Strong words, but Mr Harvey is not without allies. Last year, the World Health Organisation, in a report on nutrition and obesity that outraged the soft-drinks industry, called for school vending machines to be banned.
Parents in this country would happily drive the machines to the tip, according to a survey late last year by pollsters YouGov. It found that 81 per cent of parents said they would like schools to ditch junk food and drinks vending.
They have a point. In the UK, 13 to 17-year-olds drink 250 litres of carbonated drinks each year, according to Datamonitor, a business information company. A fifth of seven to 10-year-olds drink nearly 10 cans of pop a week, each of which contains about 10 teaspoons of sugar.
In the 1970s, adolescents in the United States drank twice as much milk as pop. Now the situation is reversed. But schools are beginning to react against the sugary tide, driving Coca-Cola to release new guidelines for schools in the hope of improving its image.

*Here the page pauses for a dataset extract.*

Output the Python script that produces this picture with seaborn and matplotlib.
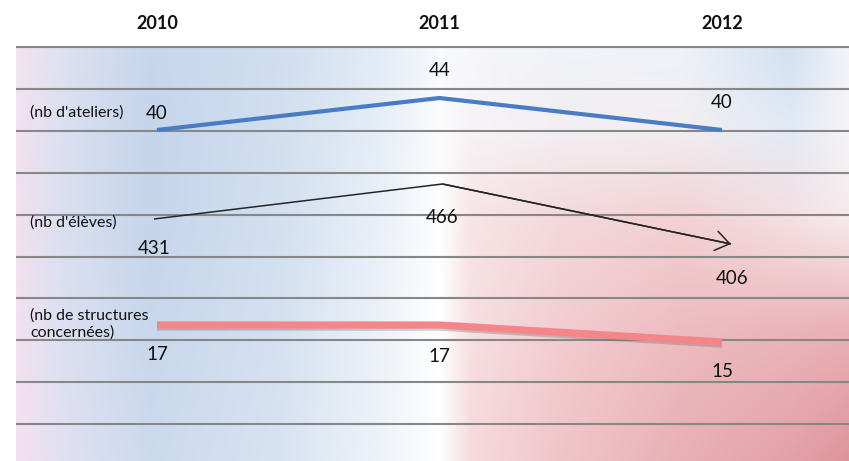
import numpy as np
import pandas as pd
import matplotlib
matplotlib.use("Agg")
import matplotlib.pyplot as plt
import matplotlib.colors as mcolors
import matplotlib.patheffects as pe
import seaborn as sns

# donnees
annees = [2010, 2011, 2012]
ateliers = [40, 44, 40]
eleves = [431, 466, 406]
structures = [17, 17, 15]
libelles = ["(nb d'ateliers)", "(nb d'élèves)", "(nb de structures\nconcernées)"]

sns.set_theme(style="white")
plt.rcParams['font.family'] = ['Lato', 'DejaVu Sans']

W, H = 849, 461
fig = plt.figure(figsize=(W / 100, H / 100), dpi=100)
fig.patch.set_facecolor("white")

# zone du graphique (pixels: x 16..849, y 46..461)
rect = [16 / W, 0, (W - 16) / W, (H - 46) / H]
ax = fig.add_axes(rect)
xlim = (2009.501, 2012.4496)
ylim = (-37 / 42, 9.03)

# fond en degrade rose / bleu / blanc / rouge
x_stops = [16, 60, 150, 280, 380, 440, 470, 560, 680, 790, 849]
y_stops = [46, 130, 220, 330, 461]
rangees = [
    ["#f2e4f1", "#dfe1f1", "#c7d6ec", "#d0def0", "#e3ebf6", "#f7f9fc", "#f6f7fa", "#eff3f8", "#eef2f8", "#d2e0f1", "#f4f4f8"],
    ["#f2e2f0", "#dce0f1", "#c5d5eb", "#d1dfef", "#e6eef7", "#fcfcfd", "#f7f3f6", "#f3eef2", "#f3eef1", "#e2eaf5", "#f6f4f7"],
    ["#f3e0ee", "#dbe0f1", "#c5d5eb", "#d3e0f0", "#eaf0f8", "#fefefe", "#f8e4e6", "#f4d8db", "#f2d0d3", "#f5dfe2", "#f6eaec"],
    ["#f3e0ef", "#dde0f1", "#c8d7ec", "#d5e1f1", "#edf2f8", "#ffffff", "#f7dfe2", "#f2ccd0", "#edbcc1", "#ebb5ba", "#eab0b5"],
    ["#f4e0f0", "#e1e1f2", "#ccdaee", "#d8e3f2", "#eef3f8", "#ffffff", "#f6dadd", "#f0c5c9", "#e9b0b5", "#e3a1a7", "#dd959b"],
]
xs = np.arange(16, W)
ys = np.arange(46, H)
R = np.array([[mcolors.to_rgb(c) for c in r] for r in rangees])
lignes = np.stack([np.stack([np.interp(xs, x_stops, R[i, :, k]) for k in range(3)], axis=-1)
                   for i in range(len(y_stops))])
pos = np.interp(ys, y_stops, np.arange(len(y_stops)))
i0 = np.clip(np.floor(pos).astype(int), 0, len(y_stops) - 2)
t = (pos - i0)[:, None, None]
img = lignes[i0] * (1 - t) + lignes[i0 + 1] * t
ax.imshow(img, extent=(xlim[0], xlim[1], ylim[0], ylim[1]), aspect='auto',
          interpolation='bilinear', zorder=0)

ax.set_xlim(*xlim)
ax.set_ylim(*ylim)
ax.set_yticks(range(10))
ax.set_yticklabels([])
ax.yaxis.grid(True, color="#878787", lw=1.5)
ax.xaxis.grid(False)
ax.set_axisbelow(False)
ax.set_xticks(annees)
ax.set_xticklabels([str(a) for a in annees], fontweight="bold", fontsize=13, color="#111111")
ax.xaxis.tick_top()
ax.tick_params(axis="both", length=0)
ax.tick_params(axis="x", pad=10)
for s in ax.spines.values():
    s.set_visible(False)


def serie(valeurs, yl, xl, couleur, lw, decalages, ombre=False):
    a = fig.add_axes(rect, label=str(valeurs))
    a.set_facecolor("none")
    df = pd.DataFrame({"annee": annees, "valeur": valeurs})
    sns.lineplot(data=df, x="annee", y="valeur", ax=a, color=couleur, lw=lw)
    ligne = a.get_lines()[-1]
    ligne.set_solid_capstyle("butt")
    if ombre:
        ligne.set_path_effects([pe.SimpleLineShadow(offset=(0, -1.5), shadow_color="#707070", alpha=0.35),
                                pe.Normal()])
    for x, v, d in zip(annees, valeurs, decalages):
        a.annotate(str(v), (x, v), xytext=d, textcoords="offset points",
                   ha="center", va="center", fontsize=13.5, color="#111111")
    a.set_xlim(*xl)
    a.set_ylim(*yl)
    a.axis("off")
    return a


serie(ateliers, (-1.375, 50.5), xlim, "#4a7cc3", 3.0,
      [(0, 12), (0, 19.5), (0, 19.5)])
ax_el = serie(eleves, (189, 604), (2009.5217, 2012.409), "#262626", 1.1,
              [(0, -21), (0, -24), (1, -24.5)])
ax_el.annotate("", xy=(annees[-1], eleves[-1]), xytext=(annees[-2], eleves[-2]),
               arrowprops=dict(arrowstyle="->,head_length=0.5,head_width=0.35", color="#262626",
                               lw=1.1, shrinkA=0, shrinkB=0, mutation_scale=20))
serie(structures, (1.0, 49.82), xlim, "#f4868a", 5.2,
      [(0, -21.5), (0, -23), (0, -21.5)], ombre=True)

# libelles des series
for txt, yc in zip(libelles, [113, 223, 324]):
    fig.text(30 / W, 1 - yc / H, txt, ha="left", va="center", fontsize=11.5,
             color="#111111", linespacing=1.3)

fig.savefig("out.png", dpi=100)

In New York and Los Angeles County, high-sugar drinks are on the way out.
In voting to end the sale of pop in vending machines and cafeterias by this month, the Los Angeles school board rejected arguments that its schools needed the money they make from the drinks, saying that students' health came first.
But scrapping profitable vending machines is not the only answer. The FSA trial of healthy alternatives pitted machines selling chilled milk, pure fruit juices and bottled water against their high-sugar rivals. "These machines were put in without asking for other vending to be moved. They sit next to Coke and Nestle machines. They're in the real world. No favours asked," says Mr Harvey.
And they succeeded. The FSA report due out soon will prove to heads that healthy drinks vending is very viable. "Chilled milk, water and juice just flew off the shelf."
"Vending is dominated by multinational giants who have no interest in the health and welfare of children, but are only interested in paying their shareholders," says Mr Harvey.
It has always been in the power of heads and governors to improve vending, he says. Even if they are locked into a deal with an outside caterer, they can threaten not to renew the contract. "The big caterers, Scholarest, Sodhexo and Initial, are not stupid. They know they have to move in the way schools want."
One head who has proved this is David Jarrett of the independent boys Reed's school in Cobham, Surrey. In September 2002, alarmed by the lack of fitness of his pupils and their boisterous behaviour in the afternoons, he decided to institute a healthy food policy. Helped by Sodexho and a new young French chef, the school has transformed its children's diet. Drinks vending became healthy. And far from seeing "lots of lovely lolly vanishing from the budget", Alan Bott, the bursar, is pleased to report a 20 per cent increase in profits.